Relational Trauma

Healthy and secure attachments to human beings are essential to psychological health. Relational trauma and attachment injuries, including attachment rupturing and traumatic relational dysregulation within the system of the coupleship or relationship is another critical injury of sexual addiction induced trauma.[1]  

            Riley writes with the hope of wanting restoration in the aftermath of discovery/disclosure and is still shaken through and through. Sexual addiction induces a traumatic rupture in a relational attachment. What Riley believed to be a healthy and secure relationship was now anxious and insecure in the shake-up of her confidence. She believed they had a strong faith and bond as a family, and a lasting, loving relationship that would endure all things. Over time, Riley found her way back to the confidence and security she had known about herself and was able to ask for what she needed from her partner Sam, and find her way back to herself. She wanted to feel safe and secure in her marriage, set boundaries and limits, and give herself time to understand the changes needed for Sam to work a healthy recovery program.

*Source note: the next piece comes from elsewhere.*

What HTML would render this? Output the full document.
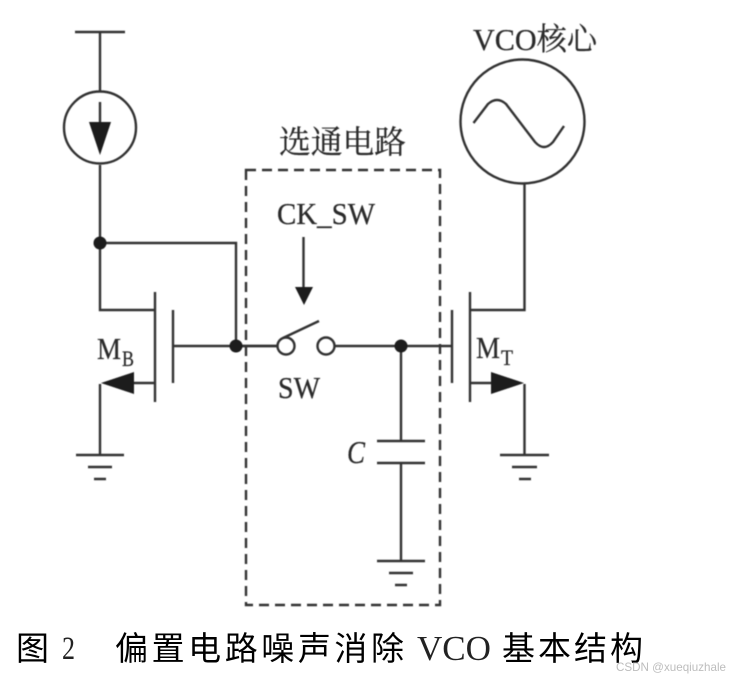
<!DOCTYPE html>
<html><head><meta charset="utf-8"><style>
html,body{margin:0;padding:0;background:#fff;width:744px;height:679px;overflow:hidden}
svg{display:block}
.s{font-family:"Liberation Serif","Noto Serif CJK SC",serif;fill:#2a2a2a;stroke:#2a2a2a;stroke-width:.25}
.c{font-family:"Liberation Sans","Noto Sans CJK SC",sans-serif;fill:#000;font-weight:400}
.v{font-family:"Liberation Serif",serif;fill:#222}
</style></head><body>
<svg width="744" height="679" viewBox="0 0 744 679" xmlns="http://www.w3.org/2000/svg">
<defs><filter id="b" filterUnits="userSpaceOnUse" x="0" y="0" width="744" height="679"><feGaussianBlur stdDeviation="0.45"/></filter></defs>
<rect width="744" height="679" fill="#fff"/>
<g filter="url(#b)">
<g fill="none" stroke="#333" stroke-width="2.4">
<path d="M75 32H125M100 32V92M100 165V310H155M100 243H236V346M155 292V402M173 310V383M173 346H278M155 383H133M100 384V455M76 455H124M88 467H112M94 479H106"/>
<circle cx="100" cy="127.500" r="36"/>
<path d="M100 102V125"/>
<path d="M236 346H278M334 346H453M283 338L319 321M401 346V441M377 441H425M377 463H425M401 463V561M377 561H425M389 573H413M395 585H407M303.500 237V287"/>
<circle cx="286" cy="346" r="8.500"/>
<circle cx="326" cy="346" r="8.500"/>
<circle cx="522.500" cy="121.500" r="62"/>
<path d="M473.500 123L488 104Q497 96 506 104L535 142Q544 152 553 142L564 126"/>
<path d="M524.500 184V310H470M470 292V402M452 310V383M470 383H491M524.500 384V455M500 455H549M512 467H537M519 479H531"/>
</g>
<path d="M246 170H440V605H246Z" fill="none" stroke="#333" stroke-width="2.400" stroke-dasharray="10 6"/>
<g fill="#1a1a1a">
<path d="M89 122H111L100 155Z"/>
<circle cx="100" cy="243" r="6.500"/>
<circle cx="236" cy="346" r="6.500"/>
<circle cx="401" cy="346" r="6.500"/>
<path d="M101 383L134 372V394Z"/>
<path d="M491 372V394L524 383Z"/>
<path d="M295 287H313L304 305Z"/>
</g>
<text class="s" x="473" y="50" font-size="31" textLength="124" lengthAdjust="spacingAndGlyphs">VCO核心</text>
<text class="s" x="279" y="153" font-size="32" textLength="127" lengthAdjust="spacingAndGlyphs">选通电路</text>
<text class="s" x="277" y="224" font-size="31" textLength="98" lengthAdjust="spacingAndGlyphs">CK_SW</text>
<text class="s" x="278" y="398" font-size="31" textLength="42" lengthAdjust="spacingAndGlyphs">SW</text>
<text class="s" x="97" y="359" font-size="31" textLength="24" lengthAdjust="spacingAndGlyphs">M</text>
<text class="s" x="122" y="366" font-size="22" textLength="12" lengthAdjust="spacingAndGlyphs">B</text>
<text class="s" x="476" y="358" font-size="31" textLength="24" lengthAdjust="spacingAndGlyphs">M</text>
<text class="s" x="501" y="365" font-size="22" textLength="12" lengthAdjust="spacingAndGlyphs">T</text>
<text class="s" x="347" y="463" font-size="32" font-style="italic" textLength="18" lengthAdjust="spacingAndGlyphs">C</text>
</g>
<text class="c" x="16" y="660" font-size="33">图</text>
<text class="v" x="62" y="659" font-size="33" textLength="13" lengthAdjust="spacingAndGlyphs">2</text>
<text class="c" x="115" y="660" font-size="33" textLength="289" lengthAdjust="spacing">偏置电路噪声消除</text>
<text class="v" x="417" y="660" font-size="35" textLength="74" lengthAdjust="spacingAndGlyphs">VCO</text>
<text class="c" x="502" y="660" font-size="33" textLength="141" lengthAdjust="spacing">基本结构</text>
<text x="616" y="671" font-family="Liberation Sans,sans-serif" font-size="12" fill="#bdbdbd" textLength="110" lengthAdjust="spacingAndGlyphs">CSDN @xueqiuzhale</text>
</svg>
</body></html>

            “I definitely have hope that trust can be restored, but my confidence is shaken, and we have had multiple relapses over this last decade. I know that my hope remains in Sam’s relationship with our Lord, genuinely pressing into him instead of just trying to do the ‘right things.’ His motivation mustn’t come from even wanting to save our marriage. It must come from his repeated surrender to Christ. At this point, I realize I must take better care of myself instead of catering to Sam’s needs or desires. I let some priorities slide because I was trying to be available to Sam or the kids, so Sam wouldn’t have to be. We need to make time to communicate better, and I laugh when I think about how long I tried to institute ‘Sunday night meetings’ and no one showed up. I felt like I was crazy to even suggest it. When Sam gets lax about recovery efforts or tired/overwhelmed by responsibilities, I need to hold him accountable instead of picking up the slack. I need help in learning how to do this. And I need him to nurture healthy friendships and as I see those relationships grow, I hope I will feel safe again.”[2]